Penguatan madrasah juga
dilakukan pada aspek yuridis dan politis, walaupun hasinya belum bisa maksimal.
Madrasah yang pada masa Orde Baru dianggap sebagai forgotten and peripheral
community (komunitas yang terlupakan dan termarjinalkan) setahap demi
setahap diakui eksistensinya dan semakin diperlakukan sebagai warga bangsa
dengan segala hak dan kewajibannya, walaupun belum sepenuhnya. Peng-anaktirian
terhadap madrasah sampai sekarang masih terjadi bahkan menurut UNESCO murid
madrasah hanya menikmati APBN kurang dari 10 % dibandingkan dengan siswa
sekolah negeri. Keterbatasan akses APBN bagi murid madrasah terus diperjuangkan
melalui Undang-Undang Sistem Pendidikan Nasional dan perjuangan melalui anggota
dewan di senayan. Perjuangan menuntut persamaan hak bagi murid dan
penyelenggara madrasah masih panjang,
karena sampai sekarang hanya 10% madrasah yang berstatus negeri, dan menurut
edaran Menteri Dalam Negeri madrasah tidak berhak mendapatkan APBD. Semua ini
berarti walaupun secara yuridis kedudukan madrasah sama dengan sekolah, akan
tetapi secara politis masih banyak yang harus diperjuangkan.
Namun, fenomena yang
ada sekang ini, walaupun secara politis madrasah masih diperlakukan sebagai
anak tiri atau the second class,
namun karena semangat keagamaan yang tinggi yang dimiliki para penyelenggara
madrasah dan etos murid madrasah, telah bermunculan madrasah-madrasah unggul
atau madrasah model baik yang berstatus negeri maupun swasta. Yang berstatus
swasta biasanya dikembangkan oleh pondok pesantren, ormas-ormas Islam maupun
yayasan-yayasan dakwah dan sosial.
Masa Depan
Madrasah
Madrasah di Indonesia termasuk yang
paling dinamis dan kreatif dibandingkan dengan yang ada di Negara-negara muslim
lainnya khususnya di Asia Tenggara, Asia Selatan dan Negara-negara muslim di
wilayah Balkan. Di Negara-negara tersebut, yang disebut madrasah masih sebatas
pada madrasah diniyah (keagamaan), bersifat eksklusif dan memiliki visi politik
oposisi terhadap pemerintah. Sedangkan di Indonesia yang disebut madrasah
(kecuali disebut secara khusus sebagai madrasah diniyah) adalah sekolah umum
yang mengembangkan kurikulum, memiliki tujuan
dan sifat inklusifitas yang sama dengan lembaga persekolahan. Di Indonesia,
insan madrasah memiliki jasa yang besar dalam perjuangan maupun dalam mengisi
kemerdekaan republik ini maupun dalam membayar pajak. Karena itu pada era
reformasi dan demokrasi ini tidak ada lagi alasan untuk meng-anaktirikan
madrasah atau kecurigaan politis terhadap madrasah. Sikap bijak dan adil para
elit politik ini sangat berperan penting dalam menentukan masa depan madrasah.

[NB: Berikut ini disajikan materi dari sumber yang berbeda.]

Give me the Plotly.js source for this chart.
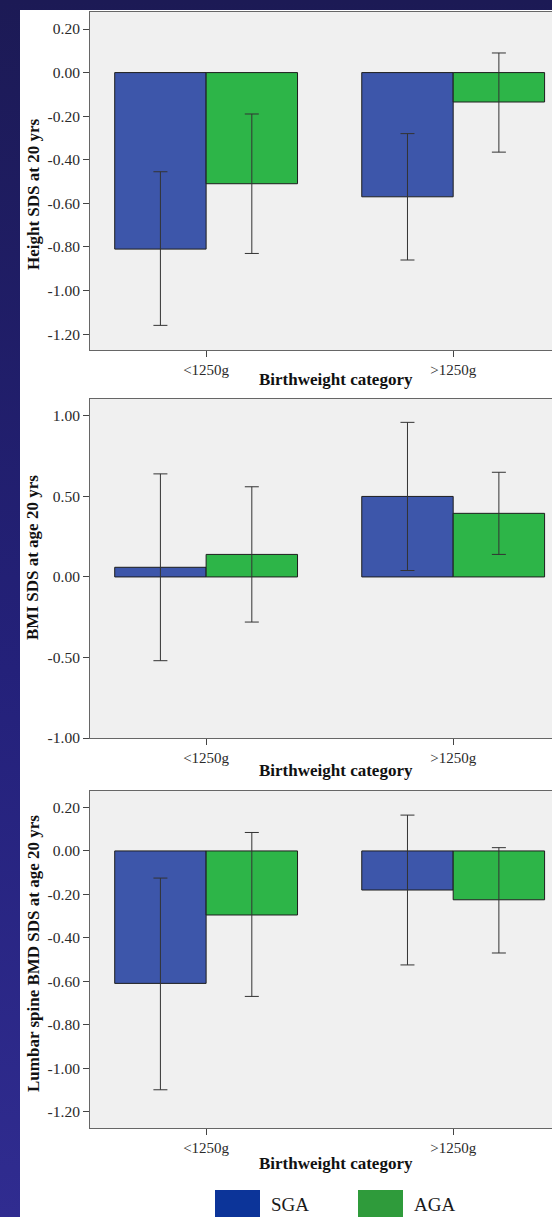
<!DOCTYPE html>
<html>
<head>
<meta charset="utf-8">
<script src="https://cdn.plot.ly/plotly-3.0.1.min.js"></script>
<style>
  html, body { margin: 0; padding: 0; }
  body {
    width: 552px; height: 1217px; overflow: hidden; position: relative;
    background: linear-gradient(to bottom, #1c1a55 0%, #24217a 55%, #302c90 100%);
  }
  #sheet { position: absolute; left: 20px; top: 10px; width: 532px; height: 1207px; background: #ffffff; }
  #chart { position: absolute; left: 0; top: 0; width: 552px; height: 1217px; }
</style>
</head>
<body>
<div id="sheet"></div>
<div id="chart"></div>
<script>
// Birthweight groups and the two size-for-gestational-age series
const categories = ['<1250g', '>1250g'];
const seriesNames = ['SGA', 'AGA'];

// Height SDS at 20 yrs: mean and 95% CI
const heightSGA = [-0.81, -0.57];
const heightSGALow = [-1.16, -0.86];
const heightSGAHigh = [-0.455, -0.28];
const heightAGA = [-0.51, -0.135];
const heightAGALow = [-0.83, -0.365];
const heightAGAHigh = [-0.19, 0.09];

// BMI SDS at age 20 yrs
const bmiSGA = [0.06, 0.50];
const bmiSGALow = [-0.52, 0.04];
const bmiSGAHigh = [0.64, 0.96];
const bmiAGA = [0.14, 0.395];
const bmiAGALow = [-0.28, 0.14];
const bmiAGAHigh = [0.56, 0.65];

// Lumbar spine BMD SDS at age 20 yrs
const bmdSGA = [-0.61, -0.18];
const bmdSGALow = [-1.10, -0.525];
const bmdSGAHigh = [-0.125, 0.165];
const bmdAGA = [-0.295, -0.225];
const bmdAGALow = [-0.67, -0.47];
const bmdAGAHigh = [0.085, 0.015];

// Axis labels and tick values
const yTitles = ['Height SDS at 20 yrs', 'BMI SDS at age 20 yrs', 'Lumbar spine BMD SDS at age 20 yrs'];
const xTitle = 'Birthweight category';
const heightTicks = [0.2, 0, -0.2, -0.4, -0.6, -0.8, -1.0, -1.2];
const bmiTicks = [1.0, 0.5, 0, -0.5, -1.0];
const bmdTicks = [0.2, 0, -0.2, -0.4, -0.6, -0.8, -1.0, -1.2];

// ---- styling ----
const W = 552, H = 1217;
const px = x => x / W;
const py = y => 1 - y / H;
const serif = 'Liberation Serif, Times New Roman, serif';
const barColors = ['#3d56aa', '#2db548'];
const keyColors = ['#0c3499', '#2f9b3b'];
const errStyle = { color: '#333333', thickness: 1, width: 7 };

function barTrace(name, means, lows, highs, color, ax) {
  return {
    type: 'bar', name: name, x: categories, y: means,
    xaxis: 'x' + ax, yaxis: 'y' + ax, showlegend: false,
    marker: { color: color, line: { color: '#1e1e1e', width: 1 } },
    error_y: Object.assign({
      type: 'data', symmetric: false,
      array: means.map((m, i) => highs[i] - m),
      arrayminus: means.map((m, i) => m - lows[i])
    }, errStyle),
    hoverinfo: 'x+y'
  };
}

const data = [
  barTrace(seriesNames[0], heightSGA, heightSGALow, heightSGAHigh, barColors[0], ''),
  barTrace(seriesNames[1], heightAGA, heightAGALow, heightAGAHigh, barColors[1], ''),
  barTrace(seriesNames[0], bmiSGA, bmiSGALow, bmiSGAHigh, barColors[0], '2'),
  barTrace(seriesNames[1], bmiAGA, bmiAGALow, bmiAGAHigh, barColors[1], '2'),
  barTrace(seriesNames[0], bmdSGA, bmdSGALow, bmdSGAHigh, barColors[0], '3'),
  barTrace(seriesNames[1], bmdAGA, bmdAGALow, bmdAGAHigh, barColors[1], '3')
];

const tickFont = { family: serif, size: 15.5, color: '#2a2a2a' };
const titleFont = { family: serif, size: 17, color: '#111111', weight: 'bold' };

function xAxis(anchor) {
  return {
    anchor: anchor, domain: [px(90), 1], type: 'category',
    range: [-0.47, 1.40], showgrid: false, zeroline: false,
    showline: true, mirror: true, linecolor: '#666666', linewidth: 1,
    ticks: 'outside', ticklen: 6, tickcolor: '#444444',
    tickfont: Object.assign({}, tickFont, { size: 15 }),
    fixedrange: true
  };
}
function yAxis(anchor, top, bottom, range, ticks) {
  return {
    anchor: anchor, domain: [py(bottom), py(top)], range: range,
    showgrid: false, zeroline: false,
    showline: true, mirror: false, linecolor: '#666666', linewidth: 1,
    ticks: 'outside', ticklen: 6, tickcolor: '#444444', tickfont: tickFont,
    tickvals: ticks, ticktext: ticks.map(v => v.toFixed(2)),
    fixedrange: true
  };
}

const panels = [
  { top: 12, bottom: 350, yTitleY: 194, xTitleY: 380 },
  { top: 399, bottom: 738, yTitleY: 558, xTitleY: 770 },
  { top: 791, bottom: 1128, yTitleY: 954, xTitleY: 1163 }
];

const annotations = [];
panels.forEach((p, i) => {
  annotations.push({
    xref: 'paper', yref: 'paper', x: px(33), y: py(p.yTitleY),
    text: yTitles[i], textangle: -90, showarrow: false,
    xanchor: 'center', yanchor: 'middle', font: titleFont
  });
  annotations.push({
    xref: 'paper', yref: 'paper', x: px(336), y: py(p.xTitleY),
    text: xTitle, showarrow: false,
    xanchor: 'center', yanchor: 'middle', font: titleFont
  });
});

// key below the last panel
const keyBoxes = [{ x0: 215, x1: 260, tx: 269 }, { x0: 358, x1: 403, tx: 412 }];
const shapes = [];
keyBoxes.forEach((k, i) => {
  shapes.push({
    type: 'rect', xref: 'paper', yref: 'paper',
    x0: px(k.x0), x1: px(k.x1), y0: py(1190), y1: py(1230),
    fillcolor: keyColors[i], line: { width: 0 }
  });
  annotations.push({
    xref: 'paper', yref: 'paper', x: px(k.tx), y: py(1217),
    text: seriesNames[i], showarrow: false, xanchor: 'left', yanchor: 'bottom',
    font: { family: serif, size: 19, color: '#1a1a1a' }
  });
});

const layout = {
  width: W, height: H, autosize: false,
  margin: { l: 0, r: 0, t: 0, b: 0, pad: 0 },
  paper_bgcolor: 'rgba(0,0,0,0)', plot_bgcolor: '#f0f0f0',
  barmode: 'group', bargap: 0.26, bargroupgap: 0,
  showlegend: false,
  xaxis: xAxis('y'),
  yaxis: yAxis('x', panels[0].top, panels[0].bottom, [-1.273, 0.278], heightTicks),
  xaxis2: xAxis('y2'),
  yaxis2: yAxis('x2', panels[1].top, panels[1].bottom, [-1.0, 1.105], bmiTicks),
  xaxis3: xAxis('y3'),
  yaxis3: yAxis('x3', panels[2].top, panels[2].bottom, [-1.276, 0.276], bmdTicks),
  annotations: annotations,
  shapes: shapes
};

Plotly.newPlot('chart', data, layout, { displayModeBar: false, staticPlot: true });
</script>
</body>
</html>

Dengan trasformasi politik kea rah yang
lebih berkeadaban di satu sisi dan transformasi serta mobilitas vertikal umat
Islam akan membawa implikasi positif bagi pengarus-utamaan madrasah dalam
berbagai dimensinya. Sekarang ini demokrasi dan toleransi serta modernisasi
bangsa Indonesia sudah dapat dijadikan contoh bagi negeri muslim lain, niscaya
ke depan madrasah di Indonesia juga akan menjadi model yang dapat menginspirasi
dan dijadikan contoh bagi neger-negeri musim lainnya.